◆ WORK INSTRUCTIONS
Retype exactly the lines below, beginning with the first and ending with the line where "from matplotlib.ticker import" appears.

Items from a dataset

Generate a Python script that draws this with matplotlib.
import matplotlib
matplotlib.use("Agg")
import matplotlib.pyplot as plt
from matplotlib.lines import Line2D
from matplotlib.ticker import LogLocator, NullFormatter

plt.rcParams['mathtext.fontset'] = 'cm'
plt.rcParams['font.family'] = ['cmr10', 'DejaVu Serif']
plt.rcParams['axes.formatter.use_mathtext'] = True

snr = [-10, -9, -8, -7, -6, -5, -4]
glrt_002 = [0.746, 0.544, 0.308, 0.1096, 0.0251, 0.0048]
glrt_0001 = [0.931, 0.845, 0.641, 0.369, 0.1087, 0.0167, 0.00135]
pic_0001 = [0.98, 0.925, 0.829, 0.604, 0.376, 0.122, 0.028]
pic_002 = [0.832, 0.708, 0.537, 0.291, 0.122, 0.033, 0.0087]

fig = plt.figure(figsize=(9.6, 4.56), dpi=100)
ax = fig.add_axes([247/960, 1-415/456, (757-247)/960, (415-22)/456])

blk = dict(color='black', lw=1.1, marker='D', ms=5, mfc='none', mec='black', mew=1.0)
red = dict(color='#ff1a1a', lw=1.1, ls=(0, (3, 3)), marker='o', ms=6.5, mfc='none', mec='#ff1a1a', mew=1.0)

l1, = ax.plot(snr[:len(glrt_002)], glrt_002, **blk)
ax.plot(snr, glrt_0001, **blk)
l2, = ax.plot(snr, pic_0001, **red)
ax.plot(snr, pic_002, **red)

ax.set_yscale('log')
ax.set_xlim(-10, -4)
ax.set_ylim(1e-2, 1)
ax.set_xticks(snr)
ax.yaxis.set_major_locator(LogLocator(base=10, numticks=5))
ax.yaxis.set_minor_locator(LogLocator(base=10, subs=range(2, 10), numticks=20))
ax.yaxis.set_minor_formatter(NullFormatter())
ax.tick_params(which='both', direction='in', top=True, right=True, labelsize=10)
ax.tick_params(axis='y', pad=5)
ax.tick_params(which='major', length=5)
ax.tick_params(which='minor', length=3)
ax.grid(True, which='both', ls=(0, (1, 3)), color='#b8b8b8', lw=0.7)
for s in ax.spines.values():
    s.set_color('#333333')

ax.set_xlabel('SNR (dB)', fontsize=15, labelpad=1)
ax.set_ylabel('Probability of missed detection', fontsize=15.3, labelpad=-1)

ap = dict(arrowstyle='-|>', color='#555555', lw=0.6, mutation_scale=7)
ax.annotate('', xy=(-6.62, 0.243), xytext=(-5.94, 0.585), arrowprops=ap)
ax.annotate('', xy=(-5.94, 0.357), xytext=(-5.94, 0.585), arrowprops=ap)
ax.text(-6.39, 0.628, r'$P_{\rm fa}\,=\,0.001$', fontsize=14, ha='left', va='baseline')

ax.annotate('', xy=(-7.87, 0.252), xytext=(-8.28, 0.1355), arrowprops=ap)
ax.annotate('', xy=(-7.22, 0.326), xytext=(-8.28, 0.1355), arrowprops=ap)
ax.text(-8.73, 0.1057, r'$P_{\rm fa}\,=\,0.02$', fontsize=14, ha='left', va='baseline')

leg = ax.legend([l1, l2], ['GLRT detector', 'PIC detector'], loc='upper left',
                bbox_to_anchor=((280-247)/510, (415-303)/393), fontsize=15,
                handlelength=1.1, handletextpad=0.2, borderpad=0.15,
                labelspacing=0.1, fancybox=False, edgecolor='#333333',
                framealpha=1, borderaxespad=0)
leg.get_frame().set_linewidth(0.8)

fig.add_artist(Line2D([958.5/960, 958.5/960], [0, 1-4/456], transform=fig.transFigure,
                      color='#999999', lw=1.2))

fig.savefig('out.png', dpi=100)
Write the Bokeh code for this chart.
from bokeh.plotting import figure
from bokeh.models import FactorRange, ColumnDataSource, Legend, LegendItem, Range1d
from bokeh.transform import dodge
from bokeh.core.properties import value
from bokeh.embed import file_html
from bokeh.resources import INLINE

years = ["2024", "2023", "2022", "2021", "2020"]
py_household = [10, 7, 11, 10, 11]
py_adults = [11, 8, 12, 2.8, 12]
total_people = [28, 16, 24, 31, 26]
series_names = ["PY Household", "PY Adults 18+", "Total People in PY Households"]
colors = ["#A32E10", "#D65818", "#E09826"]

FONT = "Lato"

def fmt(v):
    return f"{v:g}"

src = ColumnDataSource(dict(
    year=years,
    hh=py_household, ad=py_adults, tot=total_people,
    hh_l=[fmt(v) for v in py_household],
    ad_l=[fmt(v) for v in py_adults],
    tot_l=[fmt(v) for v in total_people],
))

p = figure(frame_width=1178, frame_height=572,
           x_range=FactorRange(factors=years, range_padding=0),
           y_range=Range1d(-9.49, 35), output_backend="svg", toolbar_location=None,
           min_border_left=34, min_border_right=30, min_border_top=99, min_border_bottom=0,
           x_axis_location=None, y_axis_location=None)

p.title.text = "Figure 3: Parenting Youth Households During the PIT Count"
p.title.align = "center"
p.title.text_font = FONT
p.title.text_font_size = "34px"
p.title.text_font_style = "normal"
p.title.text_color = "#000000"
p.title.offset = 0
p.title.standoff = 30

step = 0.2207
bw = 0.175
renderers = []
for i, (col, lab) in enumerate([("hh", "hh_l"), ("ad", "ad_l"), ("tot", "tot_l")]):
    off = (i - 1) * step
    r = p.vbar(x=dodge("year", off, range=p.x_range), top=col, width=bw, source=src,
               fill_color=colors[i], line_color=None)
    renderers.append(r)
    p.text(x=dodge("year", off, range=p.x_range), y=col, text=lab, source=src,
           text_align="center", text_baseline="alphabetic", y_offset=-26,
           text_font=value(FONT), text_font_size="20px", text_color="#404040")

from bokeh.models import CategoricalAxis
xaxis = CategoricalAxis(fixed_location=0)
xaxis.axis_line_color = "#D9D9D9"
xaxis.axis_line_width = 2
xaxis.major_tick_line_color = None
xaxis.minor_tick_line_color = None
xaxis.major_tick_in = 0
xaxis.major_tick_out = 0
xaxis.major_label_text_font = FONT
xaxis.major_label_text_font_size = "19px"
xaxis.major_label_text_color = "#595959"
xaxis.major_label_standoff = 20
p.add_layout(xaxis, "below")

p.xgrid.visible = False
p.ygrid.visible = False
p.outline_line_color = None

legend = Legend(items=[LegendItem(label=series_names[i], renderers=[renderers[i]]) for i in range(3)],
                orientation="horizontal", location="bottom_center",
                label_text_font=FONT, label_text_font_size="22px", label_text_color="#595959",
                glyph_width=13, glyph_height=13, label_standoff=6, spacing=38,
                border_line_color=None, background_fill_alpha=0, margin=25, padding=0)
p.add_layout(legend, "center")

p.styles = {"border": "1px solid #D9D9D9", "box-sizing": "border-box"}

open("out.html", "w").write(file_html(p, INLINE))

◆ WRITTEN SOLUTION
Generate a Python script that draws this with matplotlib.
import matplotlib
matplotlib.use("Agg")
import matplotlib.pyplot as plt
from matplotlib.lines import Line2D
from matplotlib.ticker import LogLocator, NullFormatter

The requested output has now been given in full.